- [DATA PROVIDED]:
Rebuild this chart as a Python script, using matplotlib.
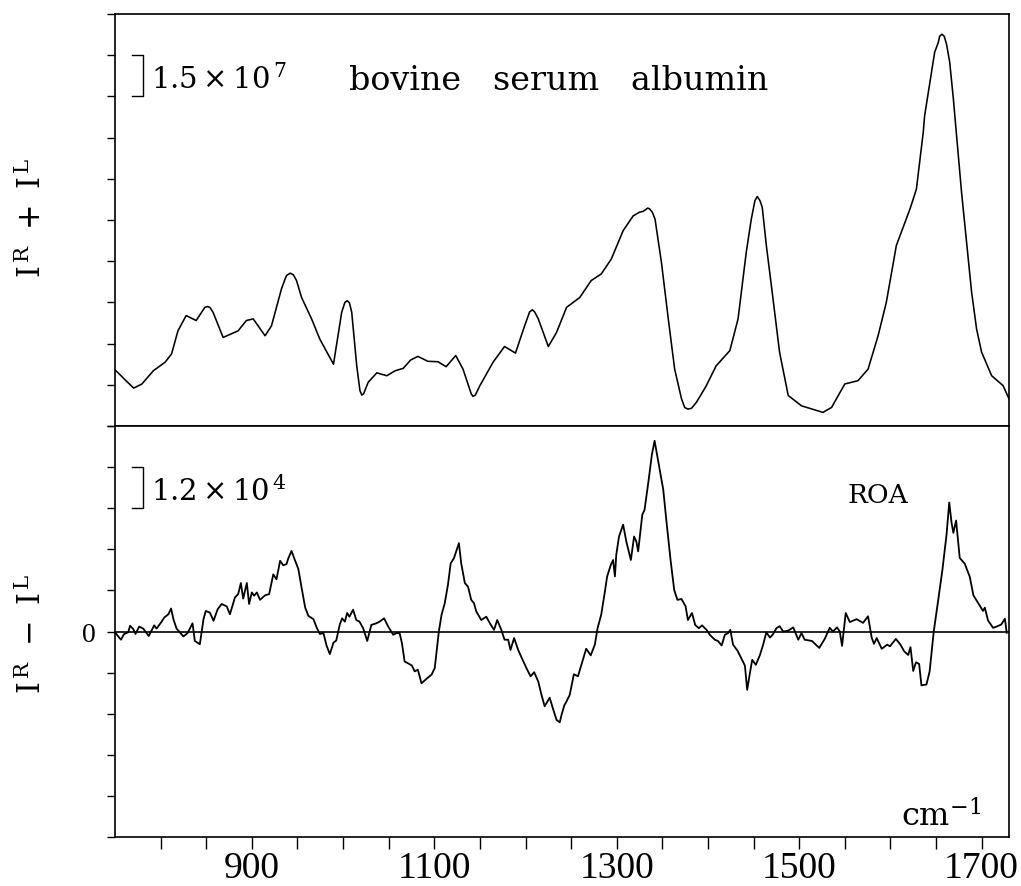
import numpy as np
import matplotlib.pyplot as plt
from matplotlib.ticker import FixedLocator, FixedFormatter, NullFormatter

plt.rcParams["font.family"] = "DejaVu Serif"
plt.rcParams["mathtext.fontset"] = "dejavuserif"

# Raman spectrum I^R + I^L, in units of the 1.5e7 scale bar
raman_wn = [750, 753, 762, 770.5, 779.5, 792, 805, 812, 819, 828, 839, 848.5, 851.5, 854,
            857.5, 868.5, 885, 894, 901.5, 914.5, 921.5, 932.5, 936.5, 938, 942, 945.5,
            949, 954.5, 965.5, 974.5, 989.5, 998.5, 1002, 1004.5, 1007, 1009.5, 1015,
            1018.5, 1020.5, 1022.5, 1027.5, 1037, 1048, 1057, 1066, 1074, 1082, 1093,
            1104, 1113, 1123.5, 1131.5, 1140.5, 1142.5, 1145, 1150, 1164.5, 1177, 1189,
            1199, 1204.5, 1207.5, 1210, 1214, 1225, 1234, 1245, 1259.5, 1272, 1283,
            1294, 1307, 1318, 1325, 1329, 1334, 1336, 1339, 1342, 1349, 1356.5, 1363.5,
            1371, 1374.5, 1378, 1382, 1387.5, 1398, 1409, 1424, 1433, 1442, 1447.5,
            1451.5, 1454, 1457, 1459.5, 1464, 1469.5, 1478.5, 1488, 1502.5, 1526, 1535.5,
            1550, 1564.5, 1575.5, 1586.5, 1595.5, 1606.5, 1621.5, 1628.5, 1636,
            1637.5, 1645, 1648.5, 1652.5, 1654, 1656.5, 1659, 1661.5, 1665, 1669,
            1678, 1689, 1694.5, 1700, 1711, 1723.5, 1730]
raman_val = [1.36, 1.30, 1.10, 0.92, 1.02, 1.34, 1.55, 1.75, 2.31, 2.68, 2.56, 2.88, 2.90, 2.88,
             2.76, 2.15, 2.31, 2.56, 2.60, 2.19, 2.43, 3.33, 3.57, 3.65, 3.71, 3.67,
             3.53, 3.12, 2.60, 2.11, 1.50, 2.76, 3.00, 3.04, 2.99, 2.76, 1.46,
             0.86, 0.75, 0.78, 1.06, 1.29, 1.22, 1.34, 1.40, 1.60, 1.69, 1.57,
             1.56, 1.44, 1.71, 1.38, 0.78, 0.72, 0.75, 0.98, 1.55, 1.93, 1.77,
             2.43, 2.77, 2.82, 2.77, 2.60, 1.93, 2.27, 2.88, 3.12, 3.53, 3.69,
             4.05, 4.74, 5.10, 5.19, 5.21, 5.29, 5.27, 5.19, 5.02, 3.97, 2.60, 1.38,
             0.66, 0.45, 0.41, 0.43, 0.58, 0.97, 1.46, 1.83, 2.60, 4.22, 5.02,
             5.47, 5.57, 5.47, 5.31, 4.38, 3.41, 1.79, 0.74, 0.49, 0.33, 0.45,
             1.02, 1.10, 1.38, 2.19, 3.00, 4.38, 5.27, 5.75, 7.13,
             7.53, 8.58, 9.07, 9.31, 9.46, 9.51, 9.46, 9.27, 8.83, 7.94,
             5.67, 3.25, 2.35, 1.79, 1.22, 0.98, 0.66]

# ROA spectrum I^R - I^L, in units of the 1.2e4 scale bar
roa_wn = [750, 756.5, 760, 764.5, 766.5, 770, 772.5, 776.5, 781, 787, 793, 795.5,
          800.5, 804, 808.5, 811.5, 814, 817.5, 821, 825, 829.5, 835, 837.5, 843,
          847, 849.5, 854, 858, 862.5, 867, 872.5, 876, 881.5, 885, 888, 890.5,
          894.5, 897, 900, 902.5, 905.5, 909, 914.5, 919, 923.5, 927, 931, 934.5,
          938, 940, 943.5, 947.5, 951, 954.5, 958.5, 962, 967.5, 971, 974.5, 978.5,
          982, 985.5, 989.5, 992.5, 996.5, 999, 1002, 1004.5, 1007, 1011, 1014.5,
          1018, 1022, 1026.5, 1031, 1036.5, 1040, 1045, 1049.5, 1055, 1058.5, 1062,
          1064.5, 1067.5, 1071, 1075.5, 1078.5, 1082, 1086, 1091.5, 1097, 1100.5,
          1102.5, 1105, 1108, 1111.5, 1115, 1118, 1121.5, 1124, 1127, 1129.5,
          1133.5, 1137, 1140.5, 1143.5, 1146, 1151.5, 1157, 1162, 1165.5, 1169,
          1173.5, 1177, 1181, 1183.5, 1187.5, 1192, 1196, 1201, 1205.5, 1209.5,
          1214, 1217.5, 1221, 1226.5, 1230, 1234, 1237.5, 1239.5, 1242.5, 1245,
          1248.5, 1253, 1257.5, 1261, 1266.5, 1271.5, 1276, 1279, 1283, 1287,
          1289.5, 1293.5, 1296, 1298, 1299.5, 1302.5, 1307, 1310.5, 1315.5, 1319,
          1321.5, 1323.5, 1328, 1330.5, 1335, 1338.5, 1341.5, 1345.5, 1351, 1354.5,
          1359, 1363, 1366.5, 1371, 1375.5, 1378, 1382.5, 1386, 1390, 1393.5,
          1398.5, 1402, 1407.5, 1411, 1415, 1418.5, 1422, 1424.5, 1427.5, 1432.5,
          1436.5, 1440.5, 1443, 1446, 1448.5, 1452.5, 1457, 1460.5, 1464, 1468,
          1471.5, 1475, 1478.5, 1482.5, 1488, 1493.5, 1499, 1502.5, 1506, 1514,
          1522, 1528, 1533.5, 1537, 1541.5, 1544.5, 1547, 1551, 1555.5, 1563,
          1570, 1575.5, 1579.5, 1582, 1585, 1590.5, 1596.5, 1599.5, 1606, 1611,
          1615, 1619.5, 1622, 1625, 1628, 1631.5, 1634, 1639.5, 1643, 1647.5,
          1652, 1657, 1661.5, 1664.5, 1667, 1669, 1672, 1676, 1681.5, 1687,
          1691, 1696, 1701.5, 1703.5, 1707, 1712.5, 1716.5, 1721.5, 1725.5, 1727.5]
roa_val = [-0.02, -0.20, -0.06, -0.02, 0.14, 0.06, -0.06, 0.12, 0.07, -0.11, 0.15, 0.07,
           0.22, 0.34, 0.42, 0.56, 0.30, 0.07, -0.02, -0.12, -0.04, 0.20, -0.23, -0.31,
           0.30, 0.50, 0.46, 0.26, 0.54, 0.67, 0.61, 0.42, 0.83, 0.91, 1.18, 0.80,
           1.18, 0.67, 0.95, 0.87, 0.95, 0.77, 0.88, 0.91, 1.39, 1.27, 1.72, 1.61,
           1.64, 1.78, 1.96, 1.72, 1.52, 1.07, 0.58, 0.38, 0.30, 0.10, -0.06, -0.04,
           -0.35, -0.55, -0.27, -0.22, 0.18, 0.32, 0.24, 0.45, 0.36, 0.53, 0.28,
           0.24, 0.08, -0.23, 0.16, 0.20, 0.24, 0.32, 0.12, -0.08, -0.04, -0.04,
           -0.28, -0.73, -0.77, -0.83, -0.97, -0.93, -1.26, -1.15, -1.05, -0.89,
           -0.49, 0.00, 0.41, 0.69, 1.14, 1.66, 1.78, 1.95, 2.15, 1.66,
           1.18, 1.09, 0.77, 0.69, 0.49, 0.28, 0.36, 0.16, 0.04, 0.28,
           0.04, -0.20, -0.20, -0.45, -0.16, -0.45, -0.65, -0.89, -1.09, -0.99,
           -1.22, -1.54, -1.82, -1.61, -1.87, -2.15, -2.21, -2.03, -1.80, -1.70,
           -1.54, -1.04, -1.09, -0.83, -0.42, -0.58, -0.32, 0.08, 0.41, 0.97,
           1.34, 1.62, 1.74, 1.34, 1.87, 2.31, 2.60, 2.19, 1.74, 2.31,
           2.19, 1.95, 2.84, 2.96, 3.69, 4.30, 4.64, 4.14, 3.45, 2.68,
           1.74, 1.01, 0.77, 0.79, 0.61, 0.28, 0.45, 0.16, 0.08, 0.15,
           0.04, -0.08, -0.20, -0.23, -0.34, -0.08, -0.04, 0.04, -0.32, -0.47,
           -0.65, -0.83, -1.42, -1.01, -0.69, -0.81, -0.57, -0.32, -0.02, -0.15,
           -0.06, 0.08, 0.13, 0.00, 0.02, 0.10, -0.20, -0.04, -0.20, -0.23,
           -0.40, -0.18, 0.09, 0.00, 0.10, 0.00, -0.35, 0.45, 0.23, 0.30,
           0.21, 0.37, -0.15, -0.30, -0.16, -0.42, -0.32, -0.36, -0.18, -0.32,
           -0.48, -0.57, -0.38, -0.96, -0.75, -0.79, -1.31, -1.29, -0.97, 0.00,
           0.70, 1.50, 2.35, 3.14, 2.65, 2.40, 2.70, 1.79, 1.65, 1.33,
           0.88, 0.70, 0.50, 0.58, 0.27, 0.09, 0.12, 0.17, 0.31, -0.03]

x_ticks = [800, 850, 900, 950, 1000, 1050, 1100, 1150, 1200, 1250, 1300, 1350,
           1400, 1450, 1500, 1550, 1600, 1650, 1700]
x_label_pos = [900, 1100, 1300, 1500, 1700]
x_label_txt = ["900", "1100", "1300", "1500", "1700"]
top_y_ticks = [0, 1, 2, 3, 4, 5, 6, 7, 8, 9, 10]
bot_y_ticks = [-5, -4, -3, -2, -1, 0, 1, 2, 3, 4, 5]

W, H = 1021, 887
fig = plt.figure(figsize=(W / 100, H / 100), dpi=100)
left, right = 115 / W, 1009 / W
ax1 = fig.add_axes([left, 1 - 427 / H, right - left, (427 - 15) / H])
ax2 = fig.add_axes([left, 1 - 838 / H, right - left, (838 - 427) / H])

XLIM = (750, 1730)
for ax in (ax1, ax2):
    ax.set_xlim(*XLIM)
    for s in ax.spines.values():
        s.set_linewidth(1.2)
    ax.tick_params(axis="y", direction="out", length=6, width=1.0, left=True, right=False)

ax1.plot(raman_wn, raman_val, color="black", lw=1.15, solid_joinstyle="round")
ax1.set_ylim(0, 10)
ax1.yaxis.set_major_locator(FixedLocator(top_y_ticks))
ax1.yaxis.set_major_formatter(NullFormatter())
ax1.tick_params(axis="x", bottom=False, labelbottom=False)

ax2.plot(roa_wn, roa_val, color="black", lw=1.3, solid_joinstyle="round")
ax2.axhline(0, color="black", lw=1.2)
ax2.set_ylim(-5, 5)
ax2.yaxis.set_major_locator(FixedLocator(bot_y_ticks))
ax2.yaxis.set_major_formatter(FixedFormatter(["" if t != 0 else "0" for t in bot_y_ticks]))
ax2.tick_params(axis="y", labelsize=20, pad=8)
for lab in ax2.get_yticklabels():
    lab.set_family("Liberation Serif")

ax2.xaxis.set_major_locator(FixedLocator(x_label_pos))
ax2.xaxis.set_major_formatter(FixedFormatter(x_label_txt))
ax2.xaxis.set_minor_locator(FixedLocator([t for t in x_ticks if t not in x_label_pos]))
ax2.tick_params(axis="x", which="both", direction="out", length=8.5, width=1.0, pad=1)
ax2.tick_params(axis="x", which="major", labelsize=27)
for lab in ax2.get_xticklabels():
    lab.set_family("Liberation Serif")

# scale bars (one tick interval each)
for ax, y0, label in ((ax1, 8, r"$1.5\times10^{\,7}$"), (ax2, 3, r"$1.2\times10^{\,4}$")):
    ax.plot([769, 781, 781, 769], [y0 + 1, y0 + 1, y0, y0], color="black", lw=1.0)
    ax.text(790, y0 + 0.2, label, fontsize=21, ha="left", va="baseline")

ax1.text(1007, 8.18, "bovine   serum   albumin", fontsize=24, ha="left", va="baseline")
ax2.text(1553, 3.16, "ROA", fontsize=19, ha="left", va="baseline")
ax2.text(1612, -4.72, r"cm$^{-1}$", fontsize=23, ha="left", va="baseline")

fig.text(32 / W, 1 - 218 / H, r"$\mathrm{I}^{\,\mathrm{R}}\ +\ \mathrm{I}^{\,\mathrm{L}}$",
         rotation=90, fontsize=22, ha="center", va="center")
fig.text(32 / W, 1 - 634 / H, r"$\mathrm{I}^{\,\mathrm{R}}\ -\ \mathrm{I}^{\,\mathrm{L}}$",
         rotation=90, fontsize=22, ha="center", va="center")

fig.savefig("out.png", dpi=100)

- [DIRECTIONS]: Which lines include the word "matplotlib"? Copy every one of them.

- [REPLY TO THE TASK]:
Rebuild this chart as a Python script, using matplotlib.
import matplotlib.pyplot as plt
from matplotlib.ticker import FixedLocator, FixedFormatter, NullFormatter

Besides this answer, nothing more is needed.